What you should do: Print the listing as it stands, omitting all images.

Data shown:
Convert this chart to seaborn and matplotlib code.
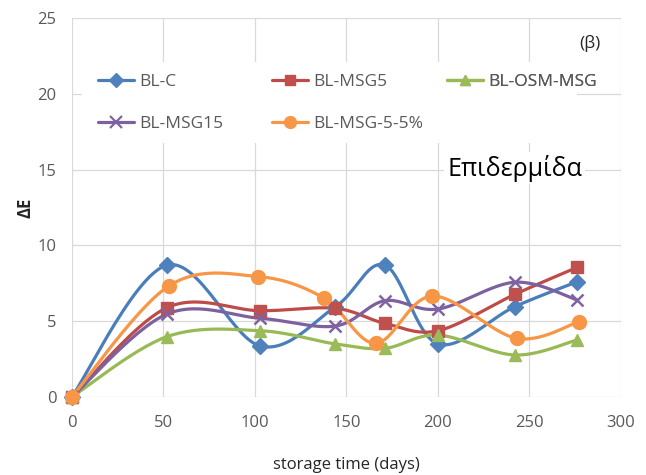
import numpy as np
import matplotlib
matplotlib.use("Agg")
import matplotlib.pyplot as plt
from matplotlib.lines import Line2D
from matplotlib.patches import Rectangle
import seaborn as sns

# Colour difference (ΔE) of the skin over storage time
days = [0, 52, 103, 144, 171, 200, 242, 276]
days_55 = [0, 53, 102, 138, 166, 197, 243, 277]

bl_c = [0, 8.7, 3.36, 5.95, 8.7, 3.5, 5.96, 7.6]
bl_msg5 = [0, 5.89, 5.69, 5.85, 4.86, 4.37, 6.77, 8.55]
bl_osm_msg = [0, 3.98, 4.37, 3.5, 3.21, 4.09, 2.77, 3.76]
bl_msg15 = [0, 5.47, 5.19, 4.68, 6.35, 5.8, 7.57, 6.4]
bl_msg_5_5 = [0, 7.32, 7.94, 6.51, 3.54, 6.66, 3.87, 4.97]

series_names = ["BL-C", "BL-MSG5", "BL-OSM-MSG", "BL-MSG15", "BL-MSG-5-5%"]
x_ticks = [0, 50, 100, 150, 200, 250, 300]
y_ticks = [0, 5, 10, 15, 20, 25]

series = [
    (series_names[0], days, bl_c, "#4A7EBB", "#4F81BD", "D", 8),
    (series_names[1], days, bl_msg5, "#BE4B48", "#C0504D", "s", 9),
    (series_names[2], days, bl_osm_msg, "#98B954", "#9BBB59", "^", 9),
    (series_names[3], days, bl_msg15, "#7D60A0", "#8064A2", "x", 9),
    (series_names[4], days_55, bl_msg_5_5, "#F79646", "#F79646", "o", 10),
]


def smooth_path(xs, ys, steps=30):
    """Cubic Bezier path through the points (spreadsheet-style smoothed line)."""
    pts = np.column_stack([xs, ys]).astype(float)
    n = len(pts)
    out = [pts[0]]
    t = np.linspace(0, 1, steps)[1:, None]
    for i in range(n - 1):
        p0 = pts[i - 1] if i > 0 else pts[i]
        p1, p2 = pts[i], pts[i + 1]
        p3 = pts[i + 2] if i + 2 < n else pts[i + 1]
        c1 = p1 + (p2 - p0) / 6.0
        c2 = p2 - (p3 - p1) / 6.0
        seg = ((1 - t) ** 3) * p1 + 3 * ((1 - t) ** 2) * t * c1 \
            + 3 * (1 - t) * (t ** 2) * c2 + (t ** 3) * p2
        out.extend(seg)
    return np.array(out)


sns.set_theme(style="white")
plt.rcParams["font.family"] = ["Open Sans", "Lato", "DejaVu Sans"]

W, H = 646, 475
fig = plt.figure(figsize=(W / 100, H / 100), dpi=100)
fig.patch.set_facecolor("white")
left, right, top, bottom = 71.7, 621.0, 18.0, 397.0
ax = fig.add_axes([left / W, 1 - bottom / H, (right - left) / W, (bottom - top) / H])

handles = []
for name, xs, ys, lc, mc, mk, ms in series:
    path = smooth_path(xs, ys)
    sns.lineplot(x=path[:, 0], y=path[:, 1], sort=False, estimator=None,
                 color=lc, linewidth=2.3, ax=ax, legend=False, zorder=3)
    if mk == "x":
        ax.plot(xs, ys, linestyle="none", marker=mk, markersize=ms,
                markeredgewidth=1.8, color=mc, zorder=4, clip_on=False)
        h = Line2D([], [], color=lc, linewidth=2.3, marker=mk, markersize=8,
                   markeredgewidth=1.6, markeredgecolor=mc)
    else:
        ax.plot(xs, ys, linestyle="none", marker=mk, markersize=ms,
                markerfacecolor=mc, markeredgecolor=mc, zorder=4, clip_on=False)
        h = Line2D([], [], color=lc, linewidth=2.3, marker=mk,
                   markersize=ms * 0.85, markerfacecolor=mc, markeredgecolor=mc)
    handles.append(h)

ax.set_xlim(0, 300)
ax.set_ylim(0, 25)
ax.set_xticks(x_ticks)
ax.set_yticks(y_ticks)
ax.set_xticklabels([str(v) for v in x_ticks])
ax.set_yticklabels([str(v) for v in y_ticks])
ax.grid(True, color="#D9D9D9", linewidth=0.9)
ax.set_axisbelow(True)
for s in ax.spines.values():
    s.set_visible(False)
ax.tick_params(axis="both", length=0, labelsize=12, labelcolor="#595959")
ax.tick_params(axis="x", pad=13)
ax.tick_params(axis="y", pad=11)

ax.set_xlabel("storage time (days)", fontsize=12, color="#262626", labelpad=19)
ax.set_ylabel("ΔE", fontsize=12, color="#262626", fontweight="bold", labelpad=2)

# white backdrop behind the legend block
ax.add_patch(Rectangle((82 / W, 1 - 143 / H), (577 - 82) / W, (143 - 62) / H,
                       transform=fig.transFigure, facecolor="white",
                       edgecolor="none", zorder=1.5))

legend_kw = dict(frameon=False, fontsize=12.5, handlelength=2.1, handletextpad=0.25,
                 borderpad=0, borderaxespad=0, labelspacing=1.5,
                 labelcolor="#595959", loc="upper left",
                 bbox_transform=fig.transFigure)
cols = [([0, 3], 98), ([1, 4], 272), ([2], 447)]
for idx, xpix in cols:
    lg = ax.legend([handles[i] for i in idx], [series_names[i] for i in idx],
                   bbox_to_anchor=(xpix / W, 1 - 74 / H), **legend_kw)
    lg.set_zorder(6)
    ax.add_artist(lg)

fig.text(590 / W, 1 - 44 / H, "(β)", fontsize=12.5, color="#262626",
         ha="center", va="center")
fig.text(447 / W, 1 - 168 / H, "Επιδερμίδα", fontsize=18, color="black",
         ha="left", va="center",
         bbox=dict(facecolor="white", edgecolor="none", pad=2))

fig.savefig("out.png", dpi=100, facecolor="white")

Task result:
Convert this chart to seaborn and matplotlib code.
import numpy as np
import matplotlib
matplotlib.use("Agg")
import matplotlib.pyplot as plt
from matplotlib.lines import Line2D
from matplotlib.patches import Rectangle
import seaborn as sns

# Colour difference (ΔE) of the skin over storage time
days = [0, 52, 103, 144, 171, 200, 242, 276]
days_55 = [0, 53, 102, 138, 166, 197, 243, 277]

bl_c = [0, 8.7, 3.36, 5.95, 8.7, 3.5, 5.96, 7.6]
bl_msg5 = [0, 5.89, 5.69, 5.85, 4.86, 4.37, 6.77, 8.55]
bl_osm_msg = [0, 3.98, 4.37, 3.5, 3.21, 4.09, 2.77, 3.76]
bl_msg15 = [0, 5.47, 5.19, 4.68, 6.35, 5.8, 7.57, 6.4]
bl_msg_5_5 = [0, 7.32, 7.94, 6.51, 3.54, 6.66, 3.87, 4.97]

series_names = ["BL-C", "BL-MSG5", "BL-OSM-MSG", "BL-MSG15", "BL-MSG-5-5%"]
x_ticks = [0, 50, 100, 150, 200, 250, 300]
y_ticks = [0, 5, 10, 15, 20, 25]

series = [
    (series_names[0], days, bl_c, "#4A7EBB", "#4F81BD", "D", 8),
    (series_names[1], days, bl_msg5, "#BE4B48", "#C0504D", "s", 9),
    (series_names[2], days, bl_osm_msg, "#98B954", "#9BBB59", "^", 9),
    (series_names[3], days, bl_msg15, "#7D60A0", "#8064A2", "x", 9),
    (series_names[4], days_55, bl_msg_5_5, "#F79646", "#F79646", "o", 10),
]


def smooth_path(xs, ys, steps=30):
    """Cubic Bezier path through the points (spreadsheet-style smoothed line)."""
    pts = np.column_stack([xs, ys]).astype(float)
    n = len(pts)
    out = [pts[0]]
    t = np.linspace(0, 1, steps)[1:, None]
    for i in range(n - 1):
        p0 = pts[i - 1] if i > 0 else pts[i]
        p1, p2 = pts[i], pts[i + 1]
        p3 = pts[i + 2] if i + 2 < n else pts[i + 1]
        c1 = p1 + (p2 - p0) / 6.0
        c2 = p2 - (p3 - p1) / 6.0
        seg = ((1 - t) ** 3) * p1 + 3 * ((1 - t) ** 2) * t * c1 \
            + 3 * (1 - t) * (t ** 2) * c2 + (t ** 3) * p2
        out.extend(seg)
    return np.array(out)


sns.set_theme(style="white")
plt.rcParams["font.family"] = ["Open Sans", "Lato", "DejaVu Sans"]

W, H = 646, 475
fig = plt.figure(figsize=(W / 100, H / 100), dpi=100)
fig.patch.set_facecolor("white")
left, right, top, bottom = 71.7, 621.0, 18.0, 397.0
ax = fig.add_axes([left / W, 1 - bottom / H, (right - left) / W, (bottom - top) / H])

handles = []
for name, xs, ys, lc, mc, mk, ms in series:
    path = smooth_path(xs, ys)
    sns.lineplot(x=path[:, 0], y=path[:, 1], sort=False, estimator=None,
                 color=lc, linewidth=2.3, ax=ax, legend=False, zorder=3)
    if mk == "x":
        ax.plot(xs, ys, linestyle="none", marker=mk, markersize=ms,
                markeredgewidth=1.8, color=mc, zorder=4, clip_on=False)
        h = Line2D([], [], color=lc, linewidth=2.3, marker=mk, markersize=8,
                   markeredgewidth=1.6, markeredgecolor=mc)
    else:
        ax.plot(xs, ys, linestyle="none", marker=mk, markersize=ms,
                markerfacecolor=mc, markeredgecolor=mc, zorder=4, clip_on=False)
        h = Line2D([], [], color=lc, linewidth=2.3, marker=mk,
                   markersize=ms * 0.85, markerfacecolor=mc, markeredgecolor=mc)
    handles.append(h)

ax.set_xlim(0, 300)
ax.set_ylim(0, 25)
ax.set_xticks(x_ticks)
ax.set_yticks(y_ticks)
ax.set_xticklabels([str(v) for v in x_ticks])
ax.set_yticklabels([str(v) for v in y_ticks])
ax.grid(True, color="#D9D9D9", linewidth=0.9)
ax.set_axisbelow(True)
for s in ax.spines.values():
    s.set_visible(False)
ax.tick_params(axis="both", length=0, labelsize=12, labelcolor="#595959")
ax.tick_params(axis="x", pad=13)
ax.tick_params(axis="y", pad=11)

ax.set_xlabel("storage time (days)", fontsize=12, color="#262626", labelpad=19)
ax.set_ylabel("ΔE", fontsize=12, color="#262626", fontweight="bold", labelpad=2)

# white backdrop behind the legend block
ax.add_patch(Rectangle((82 / W, 1 - 143 / H), (577 - 82) / W, (143 - 62) / H,
                       transform=fig.transFigure, facecolor="white",
                       edgecolor="none", zorder=1.5))

legend_kw = dict(frameon=False, fontsize=12.5, handlelength=2.1, handletextpad=0.25,
                 borderpad=0, borderaxespad=0, labelspacing=1.5,
                 labelcolor="#595959", loc="upper left",
                 bbox_transform=fig.transFigure)
cols = [([0, 3], 98), ([1, 4], 272), ([2], 447)]
for idx, xpix in cols:
    lg = ax.legend([handles[i] for i in idx], [series_names[i] for i in idx],
                   bbox_to_anchor=(xpix / W, 1 - 74 / H), **legend_kw)
    lg.set_zorder(6)
    ax.add_artist(lg)

fig.text(590 / W, 1 - 44 / H, "(β)", fontsize=12.5, color="#262626",
         ha="center", va="center")
fig.text(447 / W, 1 - 168 / H, "Επιδερμίδα", fontsize=18, color="black",
         ha="left", va="center",
         bbox=dict(facecolor="white", edgecolor="none", pad=2))

fig.savefig("out.png", dpi=100, facecolor="white")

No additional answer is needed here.